How often does one associate burlesque with luxury hotels? Burlesque seems to be the latest thing, by the way – the Australian owned-run London Cabaret Club opened only last week. Well, here in UAE, the gal had a first, atop Shangri-La Dubai. Many staying in this 300-room luxury hotel have no idea that, Thursdays and Sundays only, a separate dinner show, run by Blue Marlin out of Ibiza, takes place on the top (42nd) floor of the building. There is a separate entrance, a dedicated elevator and, up at the 42nd floor, a burly security guard who must surely have been in Russia’s women’s martial arts team. Inside, it is SUCH fun, the best burlesque dance-behind-feathers ever. No wonder it is long lines to get in.

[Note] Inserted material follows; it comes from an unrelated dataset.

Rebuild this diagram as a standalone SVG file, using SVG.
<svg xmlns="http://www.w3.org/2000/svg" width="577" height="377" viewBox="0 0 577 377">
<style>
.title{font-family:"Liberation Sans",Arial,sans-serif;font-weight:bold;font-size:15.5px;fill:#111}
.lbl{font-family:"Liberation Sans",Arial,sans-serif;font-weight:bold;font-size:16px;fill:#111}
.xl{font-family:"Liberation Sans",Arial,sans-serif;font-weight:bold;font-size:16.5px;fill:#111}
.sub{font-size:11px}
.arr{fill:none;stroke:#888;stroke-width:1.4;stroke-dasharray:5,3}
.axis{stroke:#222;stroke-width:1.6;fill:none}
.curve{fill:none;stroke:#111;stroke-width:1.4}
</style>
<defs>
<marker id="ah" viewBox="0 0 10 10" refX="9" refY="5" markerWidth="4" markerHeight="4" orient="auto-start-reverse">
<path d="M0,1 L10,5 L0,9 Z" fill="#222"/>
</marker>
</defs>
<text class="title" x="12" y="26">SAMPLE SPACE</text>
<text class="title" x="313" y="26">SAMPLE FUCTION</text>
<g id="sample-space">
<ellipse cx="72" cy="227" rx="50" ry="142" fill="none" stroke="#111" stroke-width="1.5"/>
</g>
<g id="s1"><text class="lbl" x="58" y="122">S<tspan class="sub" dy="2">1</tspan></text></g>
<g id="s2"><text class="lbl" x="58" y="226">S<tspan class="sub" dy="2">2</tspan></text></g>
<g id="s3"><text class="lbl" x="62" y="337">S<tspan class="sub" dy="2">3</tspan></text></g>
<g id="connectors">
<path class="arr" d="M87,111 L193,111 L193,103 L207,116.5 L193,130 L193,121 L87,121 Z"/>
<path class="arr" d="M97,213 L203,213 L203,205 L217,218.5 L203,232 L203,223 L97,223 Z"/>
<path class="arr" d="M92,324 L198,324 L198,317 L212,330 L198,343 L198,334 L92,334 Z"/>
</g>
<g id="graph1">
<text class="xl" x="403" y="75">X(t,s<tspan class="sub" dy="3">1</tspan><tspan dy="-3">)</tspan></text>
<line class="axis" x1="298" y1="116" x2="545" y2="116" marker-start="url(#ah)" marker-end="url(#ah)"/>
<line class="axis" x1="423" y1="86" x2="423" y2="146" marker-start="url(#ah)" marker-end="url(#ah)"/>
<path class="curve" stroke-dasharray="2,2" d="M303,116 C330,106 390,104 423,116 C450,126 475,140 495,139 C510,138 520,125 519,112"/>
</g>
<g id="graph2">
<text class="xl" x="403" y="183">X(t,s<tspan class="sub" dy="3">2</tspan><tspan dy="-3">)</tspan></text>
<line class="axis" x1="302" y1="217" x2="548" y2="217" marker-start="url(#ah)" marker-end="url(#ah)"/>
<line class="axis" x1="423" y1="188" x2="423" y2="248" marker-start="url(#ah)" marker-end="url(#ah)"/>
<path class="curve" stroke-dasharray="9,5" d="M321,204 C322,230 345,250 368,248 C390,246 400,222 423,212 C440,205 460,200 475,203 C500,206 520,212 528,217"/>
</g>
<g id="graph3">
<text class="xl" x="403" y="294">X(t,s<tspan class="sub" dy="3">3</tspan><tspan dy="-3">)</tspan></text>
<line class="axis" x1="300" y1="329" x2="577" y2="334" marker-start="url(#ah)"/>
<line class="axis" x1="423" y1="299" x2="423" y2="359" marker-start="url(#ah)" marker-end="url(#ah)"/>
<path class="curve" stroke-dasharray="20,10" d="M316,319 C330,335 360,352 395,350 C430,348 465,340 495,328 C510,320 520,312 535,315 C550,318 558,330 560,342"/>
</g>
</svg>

The hotel itself is pretty fun, too. Take the outdoor pool area, atop the four- floor car park block that is separate from the hotel, but reached by an air-bridge. Day-long, the octagonal pool – which has stunning fuchsia towels – is popular with hotel guests and local expats. Come dusk, October through to May, the pool bar evolves into iKandy, an outdoor bar-club-lounge. Locals lie back on sofas and enjoy (bright pink) shisha hubble pipes. Everyone enjoys themselves. What they do come May, when it gets too hot to be outside, even in the evening, is an unanswered question.

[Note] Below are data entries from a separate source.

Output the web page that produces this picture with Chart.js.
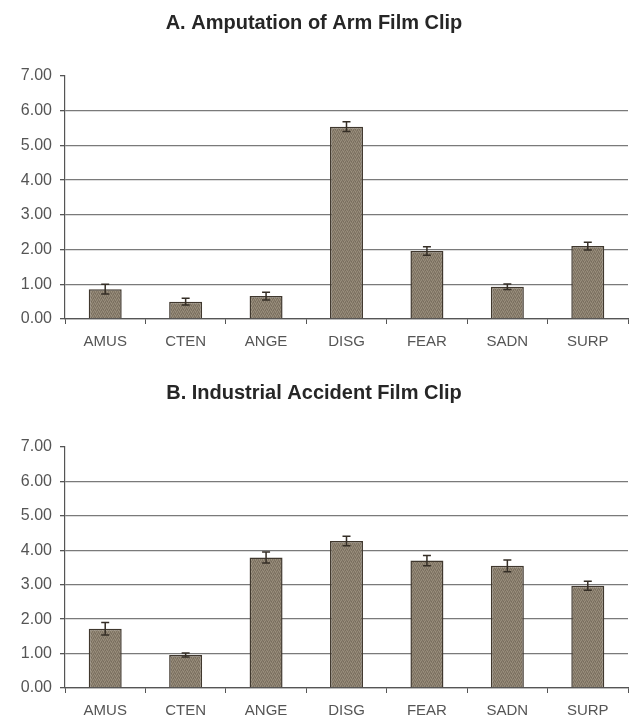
<!DOCTYPE html>
<html>
<head>
<meta charset="utf-8">
<script src="https://cdn.jsdelivr.net/npm/chart.js@4.4.1/dist/chart.umd.min.js"></script>
<style>
  html, body { margin: 0; padding: 0; background: #fff; }
  .wrap { position: absolute; left: 0; width: 631px; }
  #boxA { top: 0; height: 360px; }
  #boxB { top: 360px; height: 359px; }
</style>
</head>
<body>
<div class="wrap" id="boxA"><canvas id="chartA"></canvas></div>
<div class="wrap" id="boxB"><canvas id="chartB"></canvas></div>
<script>
// Emotion categories
const categories = ['AMUS', 'CTEN', 'ANGE', 'DISG', 'FEAR', 'SADN', 'SURP'];

// A. Amputation of arm clip: means and error
const amputationMeans = [0.86, 0.50, 0.66, 5.54, 1.96, 0.93, 2.10];
const amputationErrors = [0.14, 0.10, 0.11, 0.14, 0.12, 0.08, 0.11];

// B. Industrial accident clip: means and error
const accidentMeans = [1.72, 0.96, 3.79, 4.27, 3.70, 3.55, 2.97];
const accidentErrors = [0.18, 0.06, 0.16, 0.14, 0.15, 0.17, 0.13];

const yMin = 0;
const yMax = 7;
const yStep = 1;

const barEdge = '#40382e';

// small fixed speckle tile so the bars look like the printed texture
function barTexture() {
    const shades = [
        '#857a69', '#968b7a', '#7c7161', '#8f8473',
        '#9a8f7e', '#807564', '#8b8070', '#776c5c',
        '#8d8271', '#786d5d', '#988d7c', '#847968',
        '#7f7463', '#928776', '#827766', '#9c917f'
    ];
    const c = document.createElement('canvas');
    c.width = 4;
    c.height = 4;
    const g = c.getContext('2d');
    shades.forEach((s, i) => {
        g.fillStyle = s;
        g.fillRect(i % 4, Math.floor(i / 4), 1, 1);
    });
    return g.createPattern(c, 'repeat');
}

// draws the error bars (up and down) on top of each bar
const errorBars = {
    id: 'errorBars',
    afterDatasetsDraw(chart) {
        const ctx = chart.ctx;
        const yScale = chart.scales.y;
        chart.data.datasets.forEach((ds, i) => {
            const meta = chart.getDatasetMeta(i);
            meta.data.forEach((bar, j) => {
                const v = ds.data[j];
                const e = ds.errors[j];
                const top = yScale.getPixelForValue(v + e);
                const bot = yScale.getPixelForValue(v - e);
                ctx.save();
                ctx.strokeStyle = '#352e26';
                ctx.lineWidth = 1.5;
                ctx.beginPath();
                ctx.moveTo(bar.x, top);
                ctx.lineTo(bar.x, bot);
                ctx.moveTo(bar.x - 4, top);
                ctx.lineTo(bar.x + 4, top);
                ctx.moveTo(bar.x - 4, bot);
                ctx.lineTo(bar.x + 4, bot);
                ctx.stroke();
                ctx.restore();
            });
        });
    }
};

function makeChart(id, title, means, errors, titlePad, xHeight) {
    const ctx = document.getElementById(id).getContext('2d');
    return new Chart(ctx, {
        type: 'bar',
        data: {
            labels: categories,
            datasets: [{
                data: means,
                errors: errors,
                backgroundColor: barTexture(),
                borderColor: barEdge,
                borderWidth: 1.5,
                barPercentage: 0.41,
                categoryPercentage: 1.0
            }]
        },
        plugins: [errorBars],
        options: {
            responsive: true,
            maintainAspectRatio: false,
            animation: false,
            layout: { padding: { left: 0, right: 3, top: 0, bottom: 0 } },
            plugins: {
                legend: { display: false },
                tooltip: { enabled: false },
                title: {
                    display: true,
                    text: title,
                    color: '#262626',
                    font: { family: 'Liberation Sans, Arial, sans-serif', size: 20, weight: 'bold' },
                    padding: titlePad
                }
            },
            scales: {
                x: {
                    afterFit: s => { s.height = xHeight; },
                    grid: {
                        display: true,
                        drawOnChartArea: false,
                        drawTicks: true,
                        tickLength: 5,
                        tickColor: '#555'
                    },
                    border: { display: true, color: '#555', width: 1.2 },
                    ticks: {
                        color: '#555',
                        padding: 9,
                        font: { family: 'Liberation Sans, Arial, sans-serif', size: 15 }
                    }
                },
                y: {
                    min: yMin,
                    max: yMax,
                    afterFit: s => { s.width = 65; },
                    grid: {
                        color: c => (c.tick && c.tick.value === yMax) ? 'rgba(0,0,0,0)' : '#7a7a7a',
                        lineWidth: 1.3,
                        drawTicks: true,
                        tickLength: 5,
                        tickColor: '#555'
                    },
                    border: { display: true, color: '#555', width: 1.2 },
                    ticks: {
                        stepSize: yStep,
                        color: '#555',
                        padding: 8,
                        callback: v => Number(v).toFixed(2),
                        font: { family: 'Liberation Sans, Arial, sans-serif', size: 16 }
                    }
                }
            }
        }
    });
}

makeChart('chartA', 'A. Amputation of Arm Film Clip', amputationMeans, amputationErrors,
    { top: 11, bottom: 41 }, 41);
makeChart('chartB', 'B. Industrial Accident Film Clip', accidentMeans, accidentErrors,
    { top: 21, bottom: 42 }, 31);
</script>
</body>
</html>
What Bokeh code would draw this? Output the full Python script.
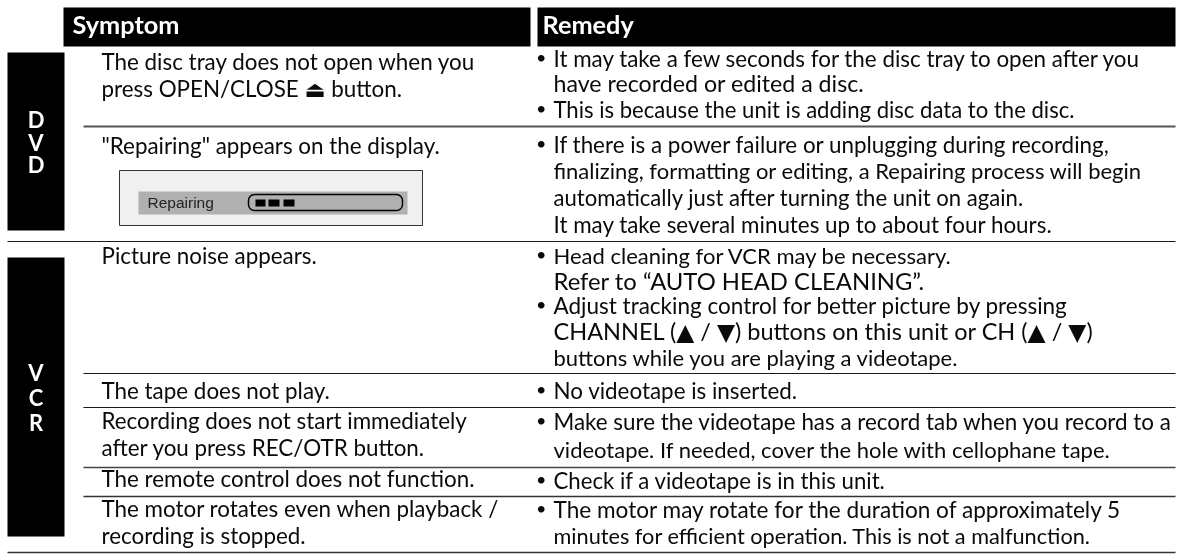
from bokeh.plotting import figure
from bokeh.models import Range1d
from bokeh.core.properties import value
from bokeh.embed import file_html
from bokeh.resources import INLINE

headers = ["Symptom", "Remedy"]
side_dvd = ["D", "V", "D"]
side_vcr = ["V", "C", "R"]
symptom_lines = [
    "The disc tray does not open when you",
    "press OPEN/CLOSE \u23cf button.",
    "\"Repairing\" appears on the display.",
    "Picture noise appears.",
    "The tape does not play.",
    "Recording does not start immediately",
    "after you press REC/OTR button.",
    "The remote control does not function.",
    "The motor rotates even when playback /",
    "recording is stopped.",
]
remedy_lines = [
    "It may take a few seconds for the disc tray to open after you",
    "have recorded or edited a disc.",
    "This is because the unit is adding disc data to the disc.",
    "If there is a power failure or unplugging during recording,",
    "finalizing, formatting or editing, a Repairing process will begin",
    "automatically just after turning the unit on again.",
    "It may take several minutes up to about four hours.",
    "Head cleaning for VCR may be necessary.",
    "Refer to \u201cAUTO HEAD CLEANING\u201d.",
    "Adjust tracking control for better picture by pressing",
    "CHANNEL (\u25b2 / \u25bc) buttons on this unit or CH (\u25b2 / \u25bc)",
    "buttons while you are playing a videotape.",
    "No videotape is inserted.",
    "Make sure the videotape has a record tab when you record to a",
    "videotape. If needed, cover the hole with cellophane tape.",
    "Check if a videotape is in this unit.",
    "The motor may rotate for the duration of approximately 5",
    "minutes for efficient operation. This is not a malfunction.",
]
display_label = "Repairing"

symptom_y = [69, 96, 153, 263, 398, 428, 455, 486, 516, 543]
remedy_y = [66, 91, 117, 152, 178, 205, 232, 263, 289, 313, 339, 365, 398, 429, 457, 488, 517, 544]
remedy_sizes = [22.4, 23.2, 22.1, 22.4, 22.0, 22.1, 22.4, 22.0, 23.8, 22.5, 23.5, 22.0, 22.4, 22.4, 22.0, 22.2, 22.6, 21.7]
bullet_y = [66, 117, 152, 263, 313, 398, 429, 488, 517]
rule_y = [126, 241, 373, 407, 467, 496, 552]
rule_x0 = [83, 7, 83, 83, 83, 83, 7]
rule_color = ["#555555", "#1a1a1a", "#1a1a1a", "#1a1a1a", "#444444", "#333333", "#333333"]
rule_width = [2, 1.2, 1.2, 1.2, 1.6, 1.4, 1.6]

FONT = value("Lato, 'DejaVu Sans'")
BODY = 22.4
def up(ys, size):
    return [y - 0.37 * size for y in ys]

p = figure(width=1179, height=554, x_range=Range1d(0, 1179), y_range=Range1d(554, 0),
           output_backend="svg", toolbar_location=None, min_border=0,
           outline_line_color=None, background_fill_color="white", border_fill_color="white",
           styles={"position": "fixed", "left": "0px", "top": "0px"})
p.xaxis.visible = False
p.yaxis.visible = False
p.grid.visible = False

# black blocks
p.quad(left=[63, 537, 7, 7], right=[530, 1175, 64, 64], top=[7, 7, 52, 257], bottom=[46, 46, 230, 536],
       fill_color="black", line_color=None)

# rules
p.segment(x0=rule_x0, x1=[1175] * len(rule_y), y0=rule_y, y1=rule_y, line_color=rule_color, line_width=rule_width)

# display panel
p.quad(left=[119], right=[422], top=[170], bottom=[225], fill_color="#f0f0f0", line_color="#333333", line_width=1)
p.quad(left=[138], right=[407], top=[191], bottom=[214], fill_color="#b0b0b0", line_color=None)
p.quad(left=[248], right=[402], top=[194], bottom=[210], fill_color=None, line_color="black", line_width=1.5,
       border_radius=6)
p.quad(left=[255, 268, 283], right=[265, 279, 294], top=[199] * 3, bottom=[206] * 3, fill_color="black", line_color=None)
p.text(x=[147], y=up([208], 15.5), text=[display_label], text_font=value("Liberation Sans"), text_font_size="15.5px",
       text_color="#222222", text_baseline="alphabetic")

# headers
p.text(x=[72, 542], y=up([33, 33], 25.3), text=headers, text_font=FONT, text_font_style="bold", text_font_size="25.3px",
       text_color="white", text_baseline="alphabetic")

# side labels
p.text(x=[35.5] * 3, y=up([127, 150, 172], 22), text=side_dvd, text_font=FONT, text_font_style="bold", text_font_size="22px",
       text_color="white", text_align="center", text_baseline="alphabetic")
p.text(x=[35.5] * 3, y=up([380, 405, 430], 22), text=side_vcr, text_font=FONT, text_font_style="bold", text_font_size="22px",
       text_color="white", text_align="center", text_baseline="alphabetic")

# body
p.text(x=[101] * len(symptom_lines), y=up(symptom_y, BODY), text=symptom_lines, text_font=FONT, text_font_size=f"{BODY}px",
       text_color="#0a0a0a", text_baseline="alphabetic")
for line, base, size in zip(remedy_lines, remedy_y, remedy_sizes):
    p.text(x=[553], y=up([base], size), text=[line], text_font=FONT, text_font_size=f"{size}px",
           text_color="#0a0a0a", text_baseline="alphabetic")
p.text(x=[535.5] * len(bullet_y), y=up([y - 2.5 for y in bullet_y], 18), text=["\u2022"] * len(bullet_y), text_font=FONT,
       text_font_size="18px", text_color="#0a0a0a", text_baseline="alphabetic")

open("out.html", "w").write(file_html(p, INLINE))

A lot of beer is drunk in this part of the world, where it is hot, by world standards, even in the so-called cool period. It is good to see, in the hotel’s 41st floor Horizon Club, that cocktail hour includes a healthy display of different brews. Club level is so popular that there are two floors of club rooms: if you are on the 40th floor, there is a glass-edged spiral staircase to save having to wait for the elevators. I loved end room 4005, with views looking out to sea plus, in the other direction, across Sheikh Zayed Road – yes, this thoroughfare again (as ubiquitous to Dubai hotels as Miracle Mile is to Chicago retail) – across the road to highrises and Burj Khalifa.
Far down at ground level is one of my favourite all-day dining areas. First it is actually part of the lobby so you can see who is coming and going, which saves time if you are specifically meeting someone. Next, its buffets include sushi at all meals, even breakfast, and the live cooking has a selection of steaks for grilling, even at eight a.m. If you want a health drink, no problem, here it is, and if you want sweet things, golly, there is a separate display for them. I am beginning, by the way, to see hints of a serious interest in health among locals in the whole area: the medical area around Raffles Dubai, for instance, offers not only cosmetic surgery but liposuction and all the other things to help you reduce that weight.

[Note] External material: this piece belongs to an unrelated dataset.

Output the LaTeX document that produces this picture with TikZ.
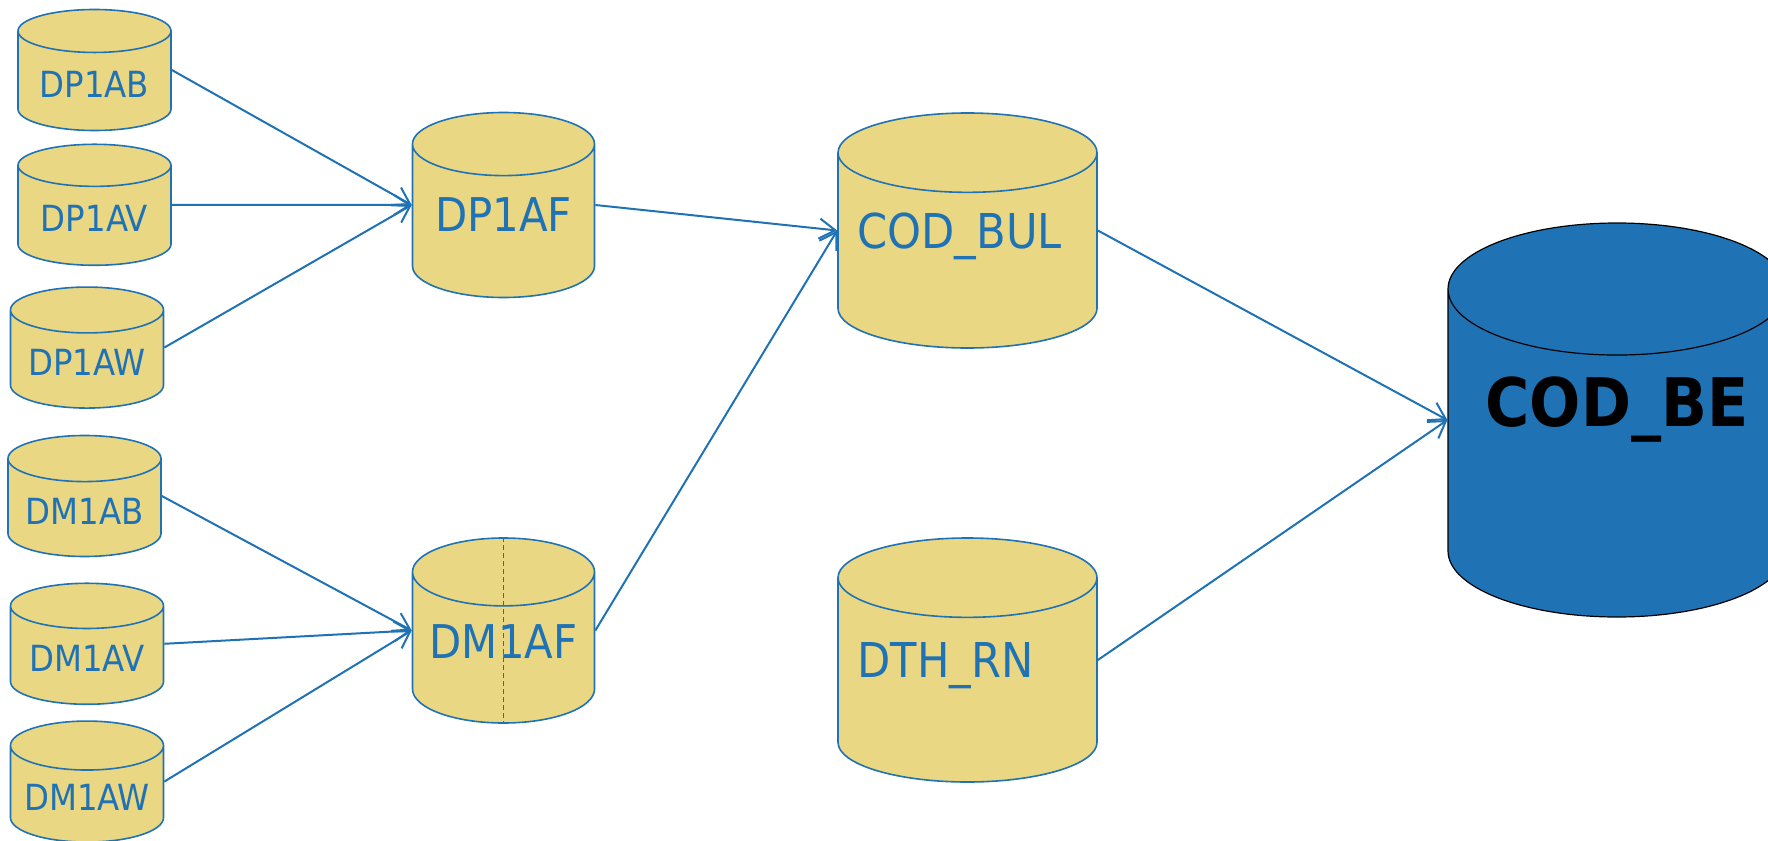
\documentclass[tikz,border=0pt]{standalone}
\usepackage{fontspec}
\setmainfont{DejaVu Sans Condensed}
\usetikzlibrary{arrows.meta, positioning, shapes.geometric}
\definecolor{dbfill}{RGB}{234,215,132}
\definecolor{dbblue}{RGB}{31,114,180}

\begin{document}
\begin{tikzpicture}[x=1pt, y=-1pt, >={Straight Barb[length=16pt,width=20pt]}, node distance=143pt]
  \useasboundingbox (0,0) rectangle (1768,840);

  % Define the style for the tables
  \tikzstyle{table}=[cylinder, shape border rotate=90, draw=dbblue, line width=1.6pt, fill=dbfill, text=dbblue]
  \tikzstyle{small}=[table, minimum width=153pt, minimum height=121pt, aspect=0.37, font=\fontsize{36}{40}\selectfont]
  \tikzstyle{mid}=[table, minimum width=182pt, minimum height=185pt, aspect=0.44, text depth=21pt, font=\fontsize{46.5}{52}\selectfont]
  \tikzstyle{large}=[table, minimum width=259pt, aspect=0.35, text width=220pt, align=left, text depth=50pt, font=\fontsize{48}{54}\selectfont]

  % Source tables
  \node[small, anchor=shape center] (dp1ab) at (94.5,70) {DP1AB};
  \node[small] (dp1av) [below of=dp1ab, yshift=8.5pt] {DP1AV};
  \node[small] (dp1aw) [below of=dp1av, xshift=-7.5pt, yshift=-1pt] {DP1AW};
  \node[small] (dm1ab) [below of=dp1aw, xshift=-2.5pt, yshift=-5.5pt] {DM1AB};
  \node[small] (dm1av) [below of=dm1ab, xshift=2.5pt, yshift=-4.5pt] {DM1AV};
  \node[small] (dm1aw) [below of=dm1av, yshift=4pt] {DM1AW};

  % Merged tables
  \node[mid, anchor=shape center] (dp1af) at (503.5,205) {DP1AF};
  \node[mid, anchor=shape center] (dm1af) at (503.5,630.5) {DM1AF};
  \draw[dbblue, line width=1.8pt, dash pattern=on 5pt off 3pt] (dm1af.top) -- (dm1af.bottom);

  \node[large, minimum height=235pt, anchor=shape center] (codbul) at (967.5,230.5) {COD\_BUL};
  \node[large, minimum height=244pt, anchor=shape center] (dthrn) at (967.5,660) {DTH\_RN};

  % Target table
  \node[cylinder, shape border rotate=90, draw=black, line width=1.2pt, fill=dbblue, minimum width=338pt, minimum height=394pt, aspect=0.49, text depth=117pt, font=\fontsize{67}{74}\selectfont\bfseries, anchor=shape center] (codbe) at (1617,420) {COD\_BE};

  % Define the style for the edges
  \tikzstyle{flow}=[draw=dbblue, line width=2pt, ->]

  % Edges
  \draw[flow] (dp1ab.shape center -| dp1ab.east) -- (dp1af.shape center -| dp1af.west);
  \draw[flow] (dp1av.shape center -| dp1av.east) -- (dp1af.shape center -| dp1af.west);
  \draw[flow] (dp1aw.shape center -| dp1aw.east) -- (dp1af.shape center -| dp1af.west);
  \draw[flow] (dm1ab.shape center -| dm1ab.east) -- (dm1af.shape center -| dm1af.west);
  \draw[flow] (dm1av.shape center -| dm1av.east) -- (dm1af.shape center -| dm1af.west);
  \draw[flow] (dm1aw.shape center -| dm1aw.east) -- (dm1af.shape center -| dm1af.west);
  \draw[flow] (dp1af.shape center -| dp1af.east) -- (codbul.shape center -| codbul.west);
  \draw[flow] (dm1af.shape center -| dm1af.east) -- (codbul.shape center -| codbul.west);
  \draw[flow] (codbul.shape center -| codbul.east) -- (codbe.shape center -| codbe.west);
  \draw[flow] (dthrn.shape center -| dthrn.east) -- (codbe.shape center -| codbe.west);
\end{tikzpicture}
\end{document}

A voluminous robe helps. Who knows what shape is under a full-length black abaya? Guys, in their floor length dishdash, find it less easy to conceal the lack of a six-pack (oh dear, this brings us back to beer again, which is not a good analogy in this part of the world – if any expat is caught driving with even one drink drunk, bang goes the chance of extending their work permit). People keep fit in gyms, and with watersports, and the extreme horseback riding favoured by Sheikh Mohammed and his family. There is a tennis court on the Shangri-La’s fourth floor rooftop, and an indoor squash court, perhaps one of the many reasons, says hotel GM Gerhard Hecker, that professional sportspeople like staying here, when in town, on business or pleasure.
My final impression of Dubai, on this trip. Having breakfasted with friends, I look out of 4005’s windows, and wonder which of the few empty spaces will be filled by the time of my next visit, for the Arabian Hotel Investment Conference AHIC 2015. How many more luxury hotels will come up?